I will weaponise this great insight ;-)
Liberals speak as if Attlee made the decisive difference but 1945-79 is part of a much longer trend in British economic history. IMO it's time to revive Edwardian decline ;-) Cliometricians spent much time arguing British firms were rational in the face of British conditions, which missed the point.
OTOH the UK has been generating similar GDP growth with a falling investment rate & thus implying K productivity has been rising. and the I rate has been falling for a long time, so maybe recent policy mistakes are secondary, and what's needed are in fact deep supply-side changes to raise the I rate
I should have been clearer about this part. In the Crafts view, trade unions do get part of the blame. But NOTE Crafts argued trade union militancy interacted with private sector issues (weak competition & governance) and government policy errors. Unions, all by themselves, were not the issue.
all very plausible but I cannot help but think there are secondary issues when it comes to the performance of the aggregate economy. the UK has been so fucked in terms of macroeconomic management since 2007 that that should take centre-stage when it comes to aggregate underinvestment.

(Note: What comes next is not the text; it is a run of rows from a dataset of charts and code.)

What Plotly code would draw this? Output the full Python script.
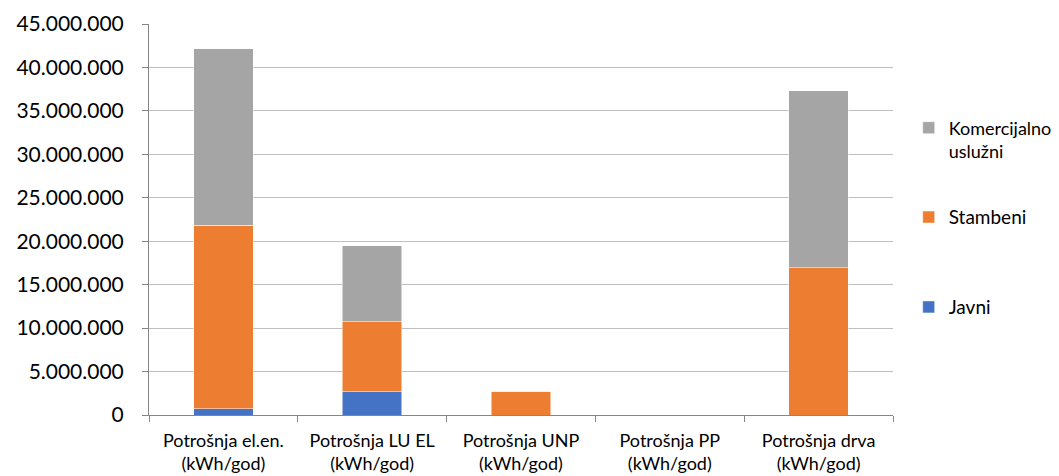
import plotly.graph_objects as go

categories = [
    "Potrošnja el.en.<br>(kWh/god)",
    "Potrošnja LU EL<br>(kWh/god)",
    "Potrošnja UNP<br>(kWh/god)",
    "Potrošnja PP<br>(kWh/god)",
    "Potrošnja drva<br>(kWh/god)",
]
javni = [730000, 2650000, 0, 0, 0]
stambeni = [21100000, 8100000, 2730000, 0, 16940000]
komercijalno = [20330000, 8720000, 0, 0, 20390000]

series = [
    ("Javni", javni, "#4472C4", "legend3"),
    ("Stambeni", stambeni, "#ED7D31", "legend2"),
    ("Komercijalno<br>uslužni", komercijalno, "#A5A5A5", "legend"),
]

fig = go.Figure()
for name, vals, col, leg in series:
    fig.add_trace(go.Bar(
        x=categories, y=vals, name=name, legend=leg,
        marker=dict(color=col, line=dict(color="white", width=0.5)),
    ))

# one legend per series so the entries can sit far apart like the original
leg_style = dict(xref="container", yref="container", x=0.857, xanchor="left",
                 yanchor="middle", font=dict(size=19), itemwidth=30,
                 valign="top", bgcolor="rgba(0,0,0,0)")

# page body has an 8px margin, so the figure is a bit smaller than the window
fig.update_layout(
    barmode="stack",
    bargap=0.6,
    showlegend=True,
    width=1051, height=468,
    margin=dict(l=141, r=166, t=16, b=61),
    plot_bgcolor="white", paper_bgcolor="white",
    separators=",.",
    font=dict(family="Lato, Open Sans, sans-serif", color="#000000"),
    legend=dict(leg_style, y=0.719, font=dict(size=18)),
    legend2=dict(leg_style, y=0.553),
    legend3=dict(leg_style, y=0.361),
)
fig.update_yaxes(
    range=[0, 45000000], dtick=5000000, tickformat=",d",
    showgrid=True, gridcolor="#BFBFBF", gridwidth=1,
    showline=True, linecolor="#868686", linewidth=1,
    ticks="outside", tickcolor="#868686", ticklen=6,
    tickfont=dict(size=21), zeroline=False,
    ticklabelstandoff=14, automargin=False,
)
fig.update_xaxes(
    showline=True, linecolor="#868686", linewidth=1,
    ticks="outside", tickson="boundaries", tickcolor="#868686", ticklen=6,
    tickfont=dict(size=18), ticklabelstandoff=9, automargin=False,
)

fig.write_html("out.html")
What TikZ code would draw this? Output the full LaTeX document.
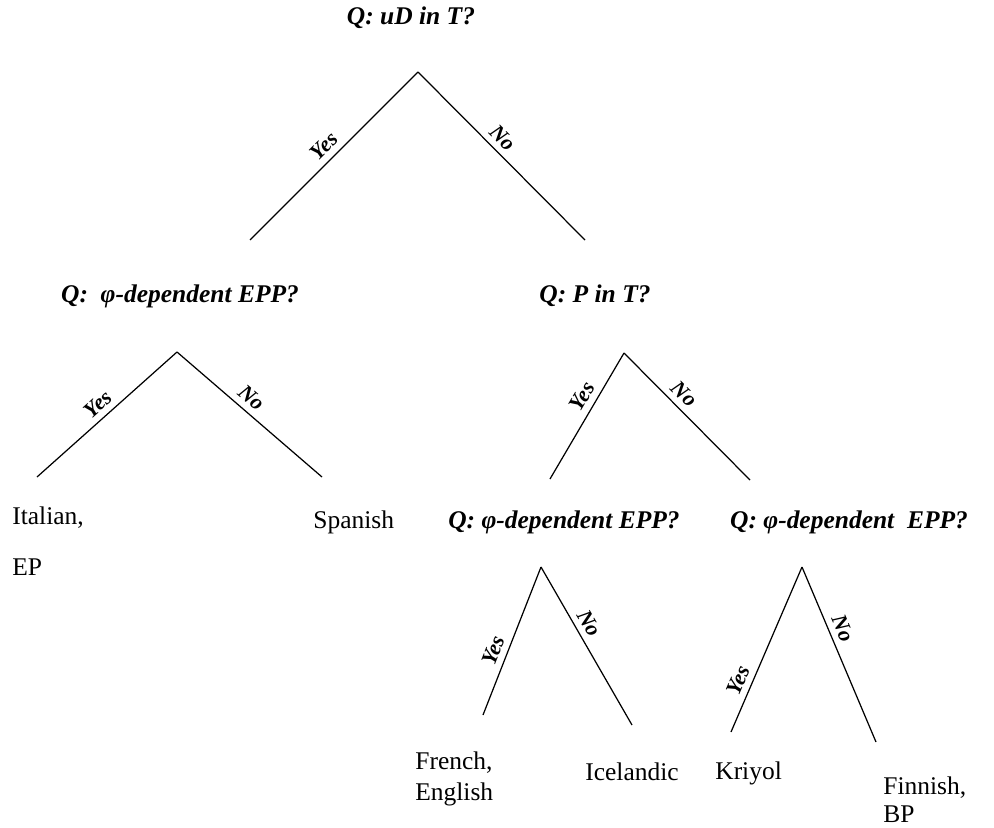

When I talk about relatively distant economic history, I tend to be attacked/criticised/trolled from the left. When I talk about relatively recent economic history, I tend to be attacked/criticised/trolled from the right Admittedly all this could be reflecting the parties I am subtexting/trolling😅
well I was not even going to comment on the issues of post-2007 stagnation but that entire lot give off the "I'm young, I'm upwardly mobile, but I want cheaper housing, which maybe I could get by arguing it's all linked to the national productivity stagnation loud enough" vibes.